Risques économiques.
- Le non-respect de cette obligation pourrait entraîner des sanctions lourdes, mais cela pourrait également causer un désengagement de la diaspora vis-à-vis de l’économie nationale.
- Une mauvaise communication de la mesure pourrait également être interprétée comme punitive plutôt que contributive.
- Considérations sociales et sociologiques.
Perception d’injustice sociale.
- Double standard : Le fait que les gestionnaires de la fortune publique, qui devraient être les premiers à déclarer leur patrimoine, ne soient pas soumis aux mêmes exigences affaiblit la légitimité de cette obligation.
- Diaspora comme bouc émissaire : Historiquement, la diaspora a été perçue comme un groupe extérieur ou opposant, souvent tenu responsable de l’agitation politique ou des critiques à l’encontre du régime. Cela exacerbe les tensions sociopolitiques.
Impact sur les relations diaspora-gouvernement
- La diaspora joue un rôle clé dans le financement de projets locaux à travers les transferts de fonds (plus de 300 milliards FCFA par an, selon certaines estimations).
- Une taxation perçue comme injuste pourrait affecter la solidarité économique entre la diaspora et le Cameroun.
Rôle des droits politiques.
L’absence de représentation politique pour la diaspora soulève une question fondamentale d’équité. Une taxation sans représentation pourrait être perçue comme une violation du contrat social entre l’État et ses citoyens non-résidents. Des pays comme le Sénégal, le Mali ou le Ghana permettent à leur diaspora de voter ou même d’être représentée dans leurs parlements nationaux, ce qui favorise une coopération positive.
- Respect du principe d’égalité.
Application uniforme des obligations fiscales
Le principe d’égalité devant la loi exige que toutes les catégories de citoyens soient soumises aux mêmes règles. Cependant :
- Gestionnaires publics : L’absence de déclaration des biens par les fonctionnaires et l’inexistence de sanctions pour l’enrichissement illicite créent un sentiment de déséquilibre.
- Proportionnalité des obligations : Les non-résidents doivent parfois déclarer des revenus difficiles à localiser ou soumis à des conventions internationales, ce qui peut engendrer des coûts supplémentaires de mise en conformité.
Discrimination indirecte.
L’obligation de déclaration pourrait indirectement pénaliser les membres de la diaspora qui manquent d’informations ou d’accès aux outils nécessaires pour se conformer à cette exigence, créant une inégalité par rapport aux citoyens résidents qui disposent de services locaux.

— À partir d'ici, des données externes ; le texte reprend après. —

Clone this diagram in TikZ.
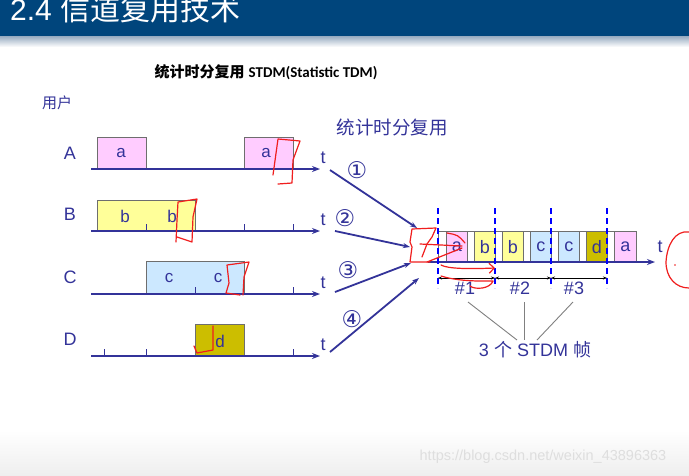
\documentclass[tikz,border=0pt]{standalone}
\usepackage{fontspec}
\setmainfont{Liberation Sans}
\newfontfamily\cjk{Noto Sans CJK SC}
\newfontfamily\carl{Carlito}
\newfontfamily\djv{DejaVu Sans}
\usetikzlibrary{arrows.meta}
\definecolor{hdr}{RGB}{0,69,124}
\definecolor{hdrshadow}{RGB}{150,170,192}
\definecolor{ink}{RGB}{51,51,153}
\definecolor{pinkf}{RGB}{255,204,255}
\definecolor{yelf}{RGB}{255,255,153}
\definecolor{bluef}{RGB}{204,232,255}
\definecolor{olivef}{RGB}{204,190,0}
\definecolor{boxline}{RGB}{110,110,110}
\definecolor{dashblue}{RGB}{0,0,255}
\definecolor{scrib}{RGB}{240,30,30}
\definecolor{wmark}{RGB}{222,222,222}
\tikzset{
  timeaxis/.style={draw=ink, line width=2pt, -{Stealth[length=8pt,width=6pt]}},
  slotbox/.style={draw=boxline, line width=0.8pt, inner sep=0pt, minimum height=31pt, anchor=south west},
  tickmark/.style={draw=ink, line width=1pt},
  lbl/.style={text=ink, font=\fontsize{18}{20}\selectfont, inner sep=0pt},
  boxlbl/.style={text=ink, font=\fontsize{17}{19}\selectfont, inner sep=0pt},
  circnum/.style={text=ink, font=\djv\fontsize{23}{25}\selectfont, inner sep=0pt},
  feed/.style={draw=ink, line width=1.8pt, -{Stealth[length=7pt,width=5pt]}},
  framesep/.style={draw=dashblue, line width=2pt, dash pattern=on 6pt off 4pt},
  dimline/.style={draw=black, line width=0.6pt, {Stealth[length=4pt,width=3pt]}-{Stealth[length=4pt,width=3pt]}},
  pointer/.style={draw=gray, line width=0.9pt},
  scribble/.style={draw=scrib, line width=1.2pt, line cap=round, line join=round},
}
\begin{document}
\begin{tikzpicture}[x=1pt,y=-1pt]
\useasboundingbox (0,0) rectangle (689,475);
\fill[white] (0,0) rectangle (689,475);
% header
\fill[hdr] (0,0) rectangle (689,36);
\shade[top color=hdrshadow, bottom color=white] (0,36) rectangle (689,47);
\node[anchor=west, text=white, inner sep=0pt, font=\fontsize{30}{32}\selectfont] (head) at (10,9) {2.4 {\cjk 信道复用技术}};
% bottom band
\shade[top color=white, bottom color=gray!13] (0,430) rectangle (689,475);
\node[text=wmark, inner sep=0pt, font=\fontsize{14.5}{16}\selectfont] (wm) at (543,457) {https://blog.csdn.net/weixin\_43896363};
% titles
\node[inner sep=0pt, font=\fontsize{15}{17}\selectfont\bfseries] (title) at (266,72) {{\cjk 统计时分复用} {\carl STDM(Statistic TDM)}};
\node[text=ink, inner sep=0pt, font=\cjk\fontsize{15}{17}\selectfont] (users) at (57,103) {用户};
\node[text=ink, inner sep=0pt, font=\cjk\fontsize{18.5}{20}\selectfont] (muxlbl) at (392,127) {统计时分复用};
% row boxes
\node[slotbox, fill=pinkf, minimum width=49pt] (A1) at (97,169) {};
\node[slotbox, fill=pinkf, minimum width=49pt] (A2) at (244,169) {};
\node[slotbox, fill=yelf, minimum width=98pt, minimum height=30pt] (B1) at (97,231) {};
\node[slotbox, fill=bluef, minimum width=98pt, minimum height=32pt] (C1) at (146,294) {};
\node[slotbox, fill=olivef, minimum width=49pt] (D1) at (195,356) {};
% box letters
\node[boxlbl] (la1) at (121,153) {a};
\node[boxlbl] (la2) at (266,153) {a};
\node[boxlbl] (lb1) at (125,216) {b};
\node[boxlbl] (lb2) at (172,216) {b};
\node[boxlbl] (lc1) at (169,278) {c};
\node[boxlbl] (lc2) at (218,278) {c};
\node[boxlbl] (ld1) at (220,341) {d};
% row axes
\coordinate (As) at (91,169); \coordinate (Ae) at (320,169);
\coordinate (Bs) at (91,231); \coordinate (Be) at (320,231);
\coordinate (Cs) at (91,294); \coordinate (Ce) at (320,294);
\coordinate (Ds) at (91,356); \coordinate (De) at (320,356);
\draw[timeaxis] (As) -- (Ae);
\draw[timeaxis] (Bs) -- (Be);
\draw[timeaxis] (Cs) -- (Ce);
\draw[timeaxis] (Ds) -- (De);
% ticks
\foreach \x in {146,244,293} \draw[tickmark] (\x,231) -- ++(0,-7);
\foreach \x in {195,293} \draw[tickmark] (\x,294) -- ++(0,-7);
\foreach \x in {104,146,293} \draw[tickmark] (\x,356) -- ++(0,-7);
% row labels
\node[lbl] (rA) at (70,153) {A};
\node[lbl] (rB) at (70,214) {B};
\node[lbl] (rC) at (70,277) {C};
\node[lbl] (rD) at (70,339) {D};
\node[lbl] (tA) at (323,158) {t};
\node[lbl] (tB) at (323,220) {t};
\node[lbl] (tC) at (323,283) {t};
\node[lbl] (tD) at (323,345) {t};
% feeds into multiplexer
\coordinate (f1s) at (330,170); \coordinate (f1e) at (417,228);
\coordinate (f2s) at (335,231); \coordinate (f2e) at (410,247);
\coordinate (f3s) at (335,292); \coordinate (f3e) at (411,263);
\coordinate (f4s) at (330,352); \coordinate (f4e) at (419,278);
\draw[feed] (f1s) -- (f1e);
\draw[feed] (f2s) -- (f2e);
\draw[feed] (f3s) -- (f3e);
\draw[feed] (f4s) -- (f4e);
\node[circnum] (n1) at (357,170) {①};
\node[circnum] (n2) at (345,218) {②};
\node[circnum] (n3) at (348,270) {③};
\node[circnum] (n4) at (352,319) {④};
% output frame
\node[slotbox, fill=white, minimum width=198pt, minimum height=30pt] (frame) at (438,262) {};
\node[slotbox, fill=pinkf,  minimum width=21pt, minimum height=30pt] (o1) at (446,262) {};
\node[slotbox, fill=yelf,   minimum width=21pt, minimum height=30pt] (o2) at (474,262) {};
\node[slotbox, fill=yelf,   minimum width=21pt, minimum height=30pt] (o3) at (502,262) {};
\node[slotbox, fill=bluef,  minimum width=21pt, minimum height=30pt] (o4) at (530,262) {};
\node[slotbox, fill=bluef,  minimum width=21pt, minimum height=30pt] (o5) at (558,262) {};
\node[slotbox, fill=olivef, minimum width=21pt, minimum height=30pt] (o6) at (586,262) {};
\node[slotbox, fill=pinkf,  minimum width=22pt, minimum height=30pt] (o7) at (614,262) {};
\node[lbl] at (o1.center) {a};
\node[lbl] at (o2.center) {b};
\node[lbl] at (o3.center) {b};
\node[lbl] at (o4.center) {c};
\node[lbl] at (o5.center) {c};
\node[lbl] at (o6.center) {d};
\node[lbl] at (o7.center) {a};
\coordinate (os) at (428,262); \coordinate (oe) at (655,262);
\draw[timeaxis] (os) -- (oe);
\node[lbl] (tO) at (660,247) {t};
% frame separators
\coordinate (d1t) at (438,208); \coordinate (d1b) at (438,288);
\coordinate (d2t) at (495,208); \coordinate (d2b) at (495,288);
\coordinate (d3t) at (551,208); \coordinate (d3b) at (551,288);
\coordinate (d4t) at (607,208); \coordinate (d4b) at (607,288);
\draw[framesep] (d1t) -- (d1b);
\draw[framesep] (d2t) -- (d2b);
\draw[framesep] (d3t) -- (d3b);
\draw[framesep] (d4t) -- (d4b);
\coordinate (m1) at (438,278); \coordinate (m2) at (495,278);
\coordinate (m3) at (551,278); \coordinate (m4) at (607,278);
\draw[dimline] (m1) -- (m2);
\draw[dimline] (m2) -- (m3);
\draw[dimline] (m3) -- (m4);
\node[lbl] (h1) at (465,288) {\#1};
\node[lbl] (h2) at (520,288) {\#2};
\node[lbl] (h3) at (574,288) {\#3};
\node[text=ink, inner sep=0pt, font=\fontsize{18}{20}\selectfont] (frames) at (535,350) {3 {\cjk 个} STDM {\cjk 帧}};
\coordinate (p1) at (468,302); \coordinate (p2) at (524,302); \coordinate (p3) at (573,302);
\coordinate (q1) at (517,340); \coordinate (q2) at (524,340); \coordinate (q3) at (537,340);
\draw[pointer] (p1) -- (q1);
\draw[pointer] (p2) -- (q2);
\draw[pointer] (p3) -- (q3);
% red hand-drawn marks
\draw[scribble] (273,175) -- (278,139) -- (300,141) -- (293,160) -- (292,183) -- (278,184);
\draw[scribble] (176,242) -- (177,220) -- (178,202) -- (197,199) -- (193,217) -- (192,242) -- (177,237);
\draw[scribble] (240,295) -- (226,293) -- (229,283) -- (227,265) -- (249,262) -- (244,277) -- (243,295);
\draw[scribble] (194,346) -- (197,353) -- (213,350) -- (213,326);
\draw[scribble] (422,257) -- (427,244) -- (432,237) -- (436,228) -- (412,229) -- (410,242) -- (412,247) -- (410,262) -- (430,262);
\draw[scribble] (420,244) -- (462,246);
\draw[scribble] (427,262) -- (462,248);
\draw[scribble] (447,233) .. controls (458,235) .. (465,243);
\draw[scribble, -{Straight Barb[length=5pt]}] (441,265) .. controls (448,269) and (470,269) .. (495,268);
\draw[scribble] (441,276) .. controls (460,282) and (485,281) .. (493,281) .. controls (490,289) and (475,290) .. (470,286);
\draw[scribble] (689,232) .. controls (675,230) and (667,245) .. (666,262) .. controls (666,278) and (676,288) .. (689,288);
\fill[scrib] (675,265) circle (0.8);
\end{tikzpicture}
\end{document}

Reconnaissance des droits.
L’exigence fiscale devrait être compensée par des droits équivalents, notamment la reconnaissance de la diaspora comme partie intégrante de la vie politique, économique et sociale du pays. Sans cela, la mesure risque d’être perçue comme une injustice.
Recommandations pratiques
- Simplification des procédures administratives.
o Digitalisation complète : Développer une plateforme numérique accessible à distance pour permettre aux non-résidents de déclarer facilement leurs biens et revenus.
o Services dédiés : Créer des unités spécialisées pour assister la diaspora dans leurs démarches fiscales.
- Mesures d’accompagnement et incitations.
o Réduction des charges : Offrir des exemptions ou des réductions fiscales sur les investissements productifs réalisés par la diaspora.
o Période de grâce : Introduire une phase transitoire (par exemple, deux ans) où les sanctions pour non-conformité seraient suspendues, le temps d’implémenter la mesure efficacement.
- Transparence au niveau local.
o Application de l’article 66 de la Constitution : Imposer une déclaration obligatoire pour tous les gestionnaires publics et publier leurs déclarations pour montrer l’exemple.
o Création d’une loi contre l’enrichissement illicite : Renforcer les mécanismes juridiques pour punir les abus au niveau national.
- Reconnaissance des droits politiques.
o Représentation parlementaire : Attribuer des sièges spécifiques à la diaspora dans le Parlement camerounais.
o Facilitation du vote à distance : Mettre en place un système de vote électronique pour les non-résidents.
- Amélioration de la communication.
o Campagnes de sensibilisation : Informer la diaspora sur les raisons, modalités et avantages de cette mesure fiscale, en insistant sur l’impact potentiel sur le développement national.
o Dialogue participatif : Créer des forums entre le gouvernement et les représentants de la diaspora pour discuter des réformes fiscales et économiques.
- Reconnaissance symbolique et économique.
o Mettre en place des mécanismes pour reconnaître les contributions de la diaspora, comme des certificats d’honneur nationaux pour les grands investisseurs.
o Offrir des avantages tels que des exonérations sur les envois de biens ou une réduction des frais de transfert de fonds.
Pour que cette mesure réussisse, elle doit être juste, inclusive et bien communiquée. En équilibrant obligations et droits, en instaurant une transparence locale et en renforçant les relations avec la diaspora, le Cameroun peut non seulement élargir sa base fiscale, mais aussi renforcer son tissu économique et social à long terme.